To add to my stress, I also managed to get promoted. This is something I've been trying to do for over a year, and it didn't give me any satisfaction. It just made things worse on an anxiety level.

I must've said something to my dad in one of our phone conversations that caused concern, cos he decided to come down for a weekend unplanned. He was here three days, and witnessed two panic attacks and a breakdown. I was pretty much nonfunctional, and I've never seen him so worried about me in my life.

After a long talk with him, he made me start realizing some things. First, he thinks I'm depressed. Which, I'm hesitant to fall into because I think true depression is something that gets overlooked a lot and I don't want to add to that problem. So back burner that.

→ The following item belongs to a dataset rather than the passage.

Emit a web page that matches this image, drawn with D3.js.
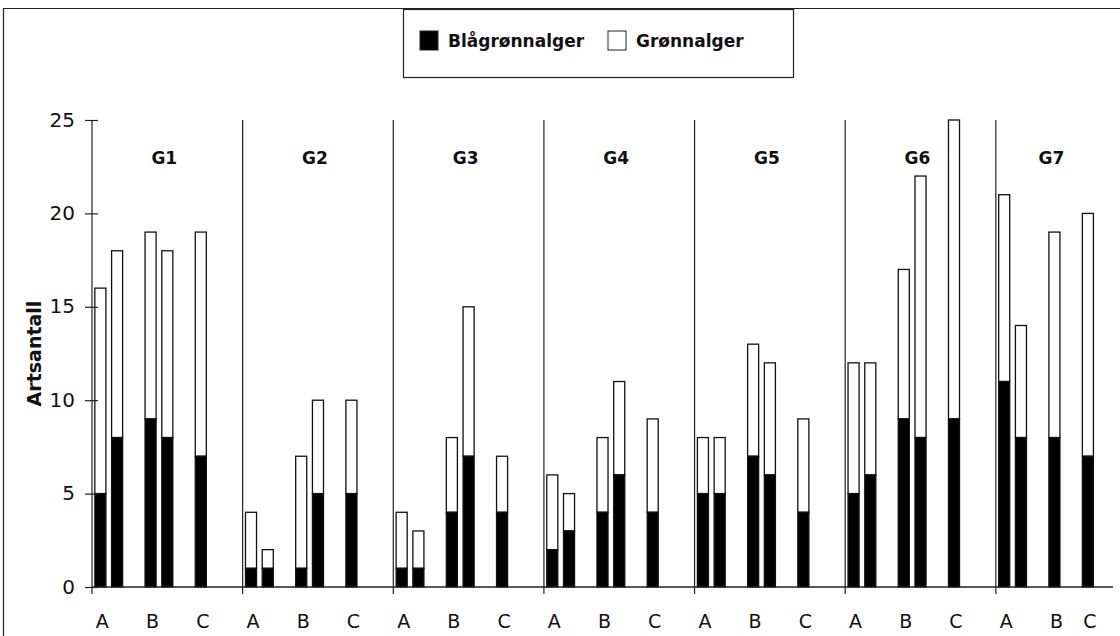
<!DOCTYPE html>
<html><head><meta charset="utf-8">
<script src="https://cdn.jsdelivr.net/npm/d3@7"></script>
<style>
html,body{margin:0;padding:0;background:#fff;}
svg{display:block;font-family:"DejaVu Sans",sans-serif;}
</style></head>
<body><svg id="c" width="1120" height="636"></svg>
<script>
// ---- data ----
const groups = ["G1","G2","G3","G4","G5","G6","G7"];
const slotOrder = ["A1","A2","","B1","B2","","C1","C2",""];
const slotOrderLast = ["A1","A2","","B1","","C1",""];
const sampleLabels = {A1:"A", B1:"B", C1:"C"};
const seriesNames = ["Blågrønnalger","Grønnalger"];
// values per group, order A1,A2,B1,B2,C1,C2
const blagronnalger = [
  [5,8,9,8,7,null],
  [1,1,1,5,5,null],
  [1,1,4,7,4,null],
  [2,3,4,6,4,null],
  [5,5,7,6,4,null],
  [5,6,9,8,9,null],
  [11,8,8,null,7,null]
];
const gronnalger = [
  [11,10,10,10,12,null],
  [3,1,6,5,5,null],
  [3,2,4,8,3,null],
  [4,2,4,5,5,null],
  [3,3,6,6,5,null],
  [7,6,8,14,16,null],
  [10,6,11,null,13,null]
];
const barKeys = ["A1","A2","B1","B2","C1","C2"];
const yTicks = [0,5,10,15,20,25];
const yTitle = "Artsantall";

// ---- build ----
const svg = d3.select("#c");
const W = 1120, H = 636;
const plot = {left:92, right:1113, top:120, bottom:587};

const slots = [];
groups.forEach((g,gi)=>{
  const order = gi===groups.length-1 ? slotOrderLast : slotOrder;
  order.forEach((k,i)=>slots.push({id:g+"|"+i, g, gi, key:k, first:i===0}));
});
const x = d3.scaleBand().domain(slots.map(s=>s.id)).range([plot.left, plot.right]).paddingInner(0.34).paddingOuter(0.17);
const xs = d3.scaleBand().domain(slots.map(s=>s.id)).range([plot.left, plot.right]);
const y = d3.scaleLinear().domain([0,25]).range([plot.bottom, plot.top]);

// frame
svg.append("line").attr("x1",3.5).attr("x2",3.5).attr("y1",8).attr("y2",H).attr("stroke","#222").attr("stroke-width",1.2);
svg.append("line").attr("x1",3).attr("x2",W).attr("y1",8.5).attr("y2",8.5).attr("stroke","#222").attr("stroke-width",1.2);

// bars
const bars = [];
slots.forEach(s=>{
  const bi = barKeys.indexOf(s.key);
  if(bi<0) return;
  const b = blagronnalger[s.gi][bi], gr = gronnalger[s.gi][bi];
  if(b==null) return;
  bars.push({id:s.id, b, gr});
});
const bw = x.bandwidth();
const gb = svg.append("g");
bars.forEach(d=>{
  gb.append("rect").attr("x",x(d.id)).attr("width",bw)
    .attr("y",y(d.b+d.gr)).attr("height",y(d.b)-y(d.b+d.gr))
    .attr("fill","#fff").attr("stroke","#111").attr("stroke-width",1.3);
  gb.append("rect").attr("x",x(d.id)).attr("width",bw)
    .attr("y",y(d.b)).attr("height",y(0)-y(d.b))
    .attr("fill","#000").attr("stroke","#111").attr("stroke-width",1.3);
});

// group separators and ticks
const firsts = slots.filter(s=>s.first);
firsts.forEach(s=>{
  svg.append("line").attr("x1",xs(s.id)).attr("x2",xs(s.id))
    .attr("y1",y(25)).attr("y2",y(0)+7).attr("stroke","#222").attr("stroke-width",1.2);
});
// x axis line
svg.append("line").attr("x1",plot.left).attr("x2",plot.right).attr("y1",y(0)).attr("y2",y(0)).attr("stroke","#222").attr("stroke-width",1.3);

// y axis ticks
const ya = svg.append("g").attr("transform",`translate(${plot.left},0)`)
  .call(d3.axisLeft(y).tickValues(yTicks).tickSize(7).tickPadding(10));
ya.select(".domain").remove();
ya.selectAll(".tick line").attr("x2",-7).attr("x1",6).attr("stroke","#222").attr("stroke-width",1.2);
ya.selectAll(".tick text").attr("font-size",20).attr("font-family","DejaVu Sans, sans-serif").attr("fill","#111").attr("dy","0.3em");

// x labels
slots.filter(s=>sampleLabels[s.key]).forEach(s=>{
  svg.append("text").attr("x",x(s.id)+bw/2+2).attr("y",y(0)+41)
    .attr("text-anchor","middle").attr("font-size",19).attr("fill","#111").text(sampleLabels[s.key]);
});

// group labels
groups.forEach((g,gi)=>{
  const gs = slots.filter(s=>s.gi===gi);
  const x0 = xs(gs[0].id), x1 = xs(gs[gs.length-1].id)+xs.bandwidth();
  svg.append("text").attr("x",(x0+x1)/2-3).attr("y",164).attr("text-anchor","middle")
    .attr("font-size",17).attr("font-weight","bold").attr("fill","#111").text(g);
});

// y title
svg.append("text").attr("transform",`translate(41,${(plot.top+plot.bottom)/2}) rotate(-90)`)
  .attr("text-anchor","middle").attr("font-size",19).attr("font-weight","bold").attr("fill","#111").text(yTitle);

// legend
const lg = svg.append("g");
lg.append("rect").attr("x",403.5).attr("y",9.5).attr("width",390).attr("height",68).attr("fill","#fff").attr("stroke","#222").attr("stroke-width",1.2);
const items = [{n:seriesNames[0], f:"#000", x:420},{n:seriesNames[1], f:"#fff", x:608}];
items.forEach(it=>{
  lg.append("rect").attr("x",it.x).attr("y",31).attr("width",18).attr("height",19).attr("fill",it.f).attr("stroke","#222").attr("stroke-width",1);
  lg.append("text").attr("x",it.x+28).attr("y",47).attr("font-size",17).attr("font-weight","bold").attr("fill","#111").text(it.n);
});
</script></body></html>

Second, we decided that its likely in my best interest to take the summer off school and just enjoy life and try to find myself a little. I literally graduated high school and went to college a week later. Ignoring burnout isn't helping anyone, and a good indicator of my being burnt out is my disinterest in creating anything, even things I like to do. Like, I used to knit and crochet as means of a creative outlet. I can't even do that anymore. Everything stresses me out, and the idea of adding something else to an already full schedule makes me so nervous I could puke and also just go take a nap until everything just goes away.

The third thing I've come to realize is that I don't deal we'll without having set expectations anymore. I've been an adult adult all on my own for a mere five years, and I don't know how to process that. Like, I don't have anything to maintain that I don't want to, and there really isn't anything that I have to do. So what's the point? I hate everything right now, so I don't really give a shit to go to school, but not going is also not an option because I don't want to be in this position forever. But what about after that?

My mind isn't making any sense, but nothing else is either. I just legitimately don't understand how to process things anymore, and apparently that's alright but at the same time it isn't because it's not progress? I don't even know. What am I progressing toward? More shit I don't want to do? And if that's the case, then why am I doing the steps toward that?

This is a small portion of what I'm dealing with. I'm hoping against odds that taking some time off will help me, but I don't know what I'm expecting it to help. How do you fix something you don't understand?

I really just would feel better if the panic and anxiety issues would subside, but I don't even know where to begin with that.



This got longwinded, and there's so much more but I'm starting to lose motivation and attention, so my train of thought is all jumbled.

Cheers if you made it to here. Looks like this is gonna be an ongoing journey.